• [WHAT YOU NEED TO DO]:
Restate the material word for word and leave out anything that is a picture.

• [Source code of charts]:
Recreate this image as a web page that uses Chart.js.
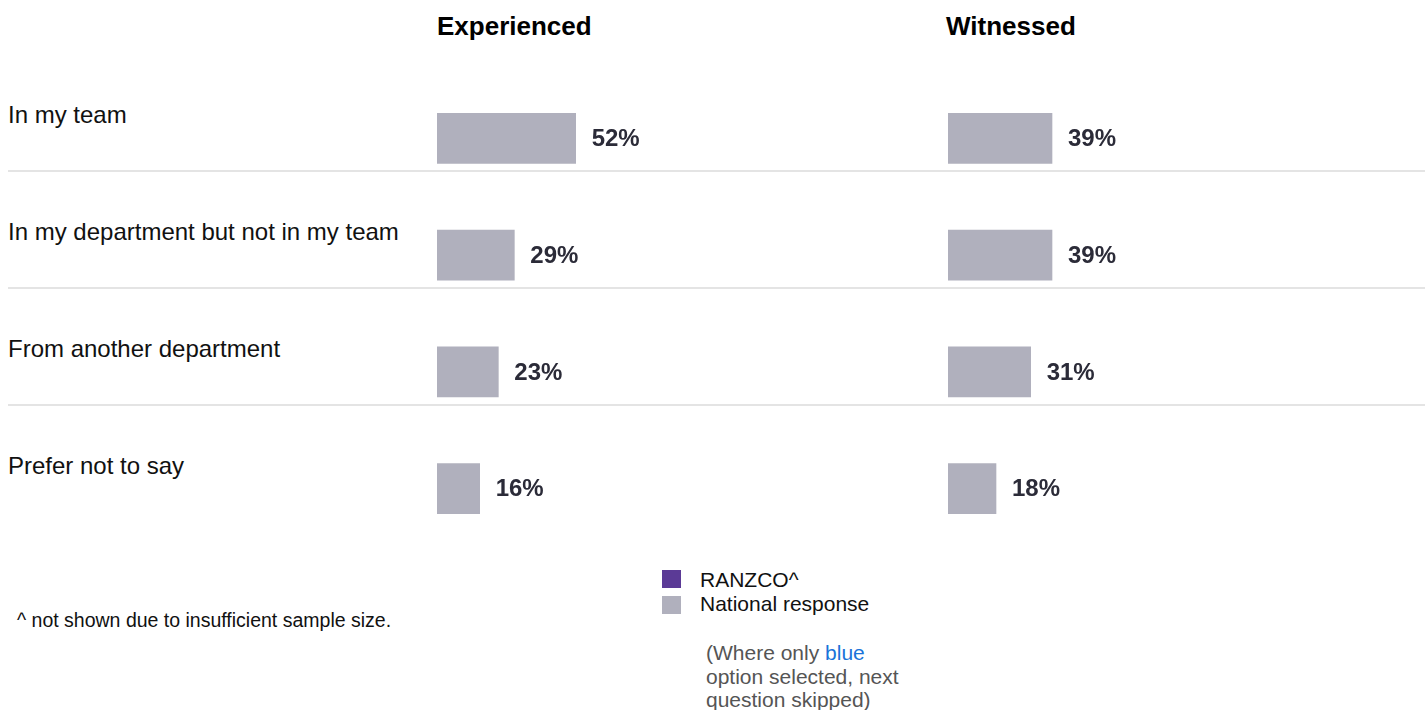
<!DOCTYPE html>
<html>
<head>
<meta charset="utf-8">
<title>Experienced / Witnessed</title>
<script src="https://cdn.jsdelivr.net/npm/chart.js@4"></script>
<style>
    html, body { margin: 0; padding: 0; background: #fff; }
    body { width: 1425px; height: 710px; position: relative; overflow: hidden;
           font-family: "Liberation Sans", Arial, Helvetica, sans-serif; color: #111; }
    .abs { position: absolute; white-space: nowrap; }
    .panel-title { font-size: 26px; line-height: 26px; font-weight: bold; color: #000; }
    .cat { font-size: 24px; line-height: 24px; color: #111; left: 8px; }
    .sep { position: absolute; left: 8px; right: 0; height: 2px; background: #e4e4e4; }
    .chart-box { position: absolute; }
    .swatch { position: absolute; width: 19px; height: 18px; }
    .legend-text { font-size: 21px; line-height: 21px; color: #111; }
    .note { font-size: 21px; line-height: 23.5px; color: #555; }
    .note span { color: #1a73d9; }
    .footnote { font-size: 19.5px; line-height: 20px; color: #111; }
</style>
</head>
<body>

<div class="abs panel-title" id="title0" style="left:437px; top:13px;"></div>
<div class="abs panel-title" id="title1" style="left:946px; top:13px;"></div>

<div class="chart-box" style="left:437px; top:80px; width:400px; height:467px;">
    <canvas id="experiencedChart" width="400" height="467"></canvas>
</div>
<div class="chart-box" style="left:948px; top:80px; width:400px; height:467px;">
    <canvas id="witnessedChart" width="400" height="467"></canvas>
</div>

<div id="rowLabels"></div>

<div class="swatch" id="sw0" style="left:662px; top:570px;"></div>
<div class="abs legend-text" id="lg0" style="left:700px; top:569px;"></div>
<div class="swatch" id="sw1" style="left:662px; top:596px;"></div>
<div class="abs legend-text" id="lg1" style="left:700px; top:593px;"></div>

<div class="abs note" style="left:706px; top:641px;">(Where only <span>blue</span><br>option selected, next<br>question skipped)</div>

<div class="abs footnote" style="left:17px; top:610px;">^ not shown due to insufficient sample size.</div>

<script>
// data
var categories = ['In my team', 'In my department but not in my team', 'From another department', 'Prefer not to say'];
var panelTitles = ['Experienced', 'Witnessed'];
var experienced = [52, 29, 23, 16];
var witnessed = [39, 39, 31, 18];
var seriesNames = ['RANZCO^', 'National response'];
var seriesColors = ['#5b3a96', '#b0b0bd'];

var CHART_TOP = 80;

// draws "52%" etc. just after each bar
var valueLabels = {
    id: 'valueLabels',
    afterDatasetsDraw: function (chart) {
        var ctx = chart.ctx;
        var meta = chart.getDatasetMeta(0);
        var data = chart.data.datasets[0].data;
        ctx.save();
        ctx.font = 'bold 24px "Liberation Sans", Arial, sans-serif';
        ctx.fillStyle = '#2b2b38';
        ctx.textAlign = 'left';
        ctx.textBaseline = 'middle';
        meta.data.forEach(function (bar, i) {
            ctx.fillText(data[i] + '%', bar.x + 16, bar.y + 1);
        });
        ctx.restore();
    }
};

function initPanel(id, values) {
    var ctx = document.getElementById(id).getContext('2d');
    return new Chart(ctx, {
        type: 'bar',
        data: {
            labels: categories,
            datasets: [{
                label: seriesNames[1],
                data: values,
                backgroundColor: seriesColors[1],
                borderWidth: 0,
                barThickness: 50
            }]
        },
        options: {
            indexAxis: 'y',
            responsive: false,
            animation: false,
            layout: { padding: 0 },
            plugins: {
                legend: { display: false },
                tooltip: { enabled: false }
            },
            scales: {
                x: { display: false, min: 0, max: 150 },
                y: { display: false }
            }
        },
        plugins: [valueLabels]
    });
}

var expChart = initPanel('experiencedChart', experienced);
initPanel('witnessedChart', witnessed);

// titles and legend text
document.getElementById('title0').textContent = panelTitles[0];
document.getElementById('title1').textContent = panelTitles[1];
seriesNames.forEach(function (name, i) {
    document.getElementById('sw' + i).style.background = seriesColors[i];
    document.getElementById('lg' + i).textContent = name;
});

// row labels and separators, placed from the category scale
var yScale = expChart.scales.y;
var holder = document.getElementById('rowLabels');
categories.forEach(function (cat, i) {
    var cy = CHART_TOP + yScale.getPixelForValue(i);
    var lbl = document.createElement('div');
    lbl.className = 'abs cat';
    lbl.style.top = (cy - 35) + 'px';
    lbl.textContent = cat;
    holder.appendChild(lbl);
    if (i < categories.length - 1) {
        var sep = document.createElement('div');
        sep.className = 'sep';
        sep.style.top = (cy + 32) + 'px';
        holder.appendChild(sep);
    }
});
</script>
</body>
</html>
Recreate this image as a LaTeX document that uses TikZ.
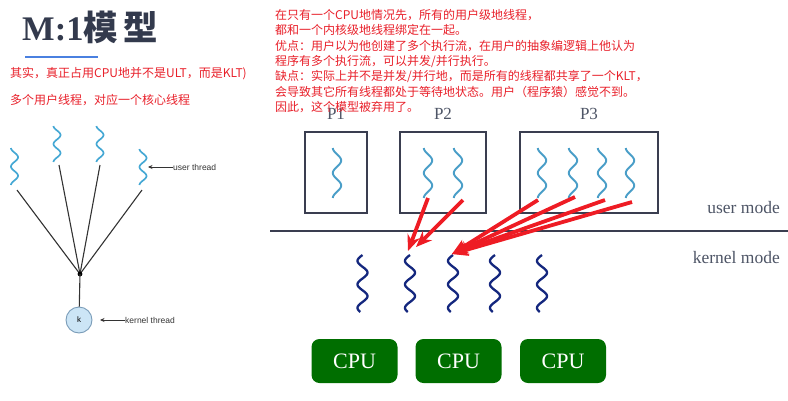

• [SOLUTION TO THIS EXERCISE]:
Recreate this image as a web page that uses Chart.js.
<!DOCTYPE html>
<html>
<head>
<meta charset="utf-8">
<title>Experienced / Witnessed</title>
<script src="https://cdn.jsdelivr.net/npm/chart.js@4"></script>
<style>
    html, body { margin: 0; padding: 0; background: #fff; }
    body { width: 1425px; height: 710px; position: relative; overflow: hidden;
           font-family: "Liberation Sans", Arial, Helvetica, sans-serif; color: #111; }
    .abs { position: absolute; white-space: nowrap; }
    .panel-title { font-size: 26px; line-height: 26px; font-weight: bold; color: #000; }
    .cat { font-size: 24px; line-height: 24px; color: #111; left: 8px; }
    .sep { position: absolute; left: 8px; right: 0; height: 2px; background: #e4e4e4; }
    .chart-box { position: absolute; }
    .swatch { position: absolute; width: 19px; height: 18px; }
    .legend-text { font-size: 21px; line-height: 21px; color: #111; }
    .note { font-size: 21px; line-height: 23.5px; color: #555; }
    .note span { color: #1a73d9; }
    .footnote { font-size: 19.5px; line-height: 20px; color: #111; }
</style>
</head>
<body>

<div class="abs panel-title" id="title0" style="left:437px; top:13px;"></div>
<div class="abs panel-title" id="title1" style="left:946px; top:13px;"></div>

<div class="chart-box" style="left:437px; top:80px; width:400px; height:467px;">
    <canvas id="experiencedChart" width="400" height="467"></canvas>
</div>
<div class="chart-box" style="left:948px; top:80px; width:400px; height:467px;">
    <canvas id="witnessedChart" width="400" height="467"></canvas>
</div>

<div id="rowLabels"></div>

<div class="swatch" id="sw0" style="left:662px; top:570px;"></div>
<div class="abs legend-text" id="lg0" style="left:700px; top:569px;"></div>
<div class="swatch" id="sw1" style="left:662px; top:596px;"></div>
<div class="abs legend-text" id="lg1" style="left:700px; top:593px;"></div>

<div class="abs note" style="left:706px; top:641px;">(Where only <span>blue</span><br>option selected, next<br>question skipped)</div>

<div class="abs footnote" style="left:17px; top:610px;">^ not shown due to insufficient sample size.</div>

<script>
// data
var categories = ['In my team', 'In my department but not in my team', 'From another department', 'Prefer not to say'];
var panelTitles = ['Experienced', 'Witnessed'];
var experienced = [52, 29, 23, 16];
var witnessed = [39, 39, 31, 18];
var seriesNames = ['RANZCO^', 'National response'];
var seriesColors = ['#5b3a96', '#b0b0bd'];

var CHART_TOP = 80;

// draws "52%" etc. just after each bar
var valueLabels = {
    id: 'valueLabels',
    afterDatasetsDraw: function (chart) {
        var ctx = chart.ctx;
        var meta = chart.getDatasetMeta(0);
        var data = chart.data.datasets[0].data;
        ctx.save();
        ctx.font = 'bold 24px "Liberation Sans", Arial, sans-serif';
        ctx.fillStyle = '#2b2b38';
        ctx.textAlign = 'left';
        ctx.textBaseline = 'middle';
        meta.data.forEach(function (bar, i) {
            ctx.fillText(data[i] + '%', bar.x + 16, bar.y + 1);
        });
        ctx.restore();
    }
};

function initPanel(id, values) {
    var ctx = document.getElementById(id).getContext('2d');
    return new Chart(ctx, {
        type: 'bar',
        data: {
            labels: categories,
            datasets: [{
                label: seriesNames[1],
                data: values,
                backgroundColor: seriesColors[1],
                borderWidth: 0,
                barThickness: 50
            }]
        },
        options: {
            indexAxis: 'y',
            responsive: false,
            animation: false,
            layout: { padding: 0 },
            plugins: {
                legend: { display: false },
                tooltip: { enabled: false }
            },
            scales: {
                x: { display: false, min: 0, max: 150 },
                y: { display: false }
            }
        },
        plugins: [valueLabels]
    });
}

var expChart = initPanel('experiencedChart', experienced);
initPanel('witnessedChart', witnessed);

// titles and legend text
document.getElementById('title0').textContent = panelTitles[0];
document.getElementById('title1').textContent = panelTitles[1];
seriesNames.forEach(function (name, i) {
    document.getElementById('sw' + i).style.background = seriesColors[i];
    document.getElementById('lg' + i).textContent = name;
});

// row labels and separators, placed from the category scale
var yScale = expChart.scales.y;
var holder = document.getElementById('rowLabels');
categories.forEach(function (cat, i) {
    var cy = CHART_TOP + yScale.getPixelForValue(i);
    var lbl = document.createElement('div');
    lbl.className = 'abs cat';
    lbl.style.top = (cy - 35) + 'px';
    lbl.textContent = cat;
    holder.appendChild(lbl);
    if (i < categories.length - 1) {
        var sep = document.createElement('div');
        sep.className = 'sep';
        sep.style.top = (cy + 32) + 'px';
        holder.appendChild(sep);
    }
});
</script>
</body>
</html>
Recreate this image as a LaTeX document that uses TikZ.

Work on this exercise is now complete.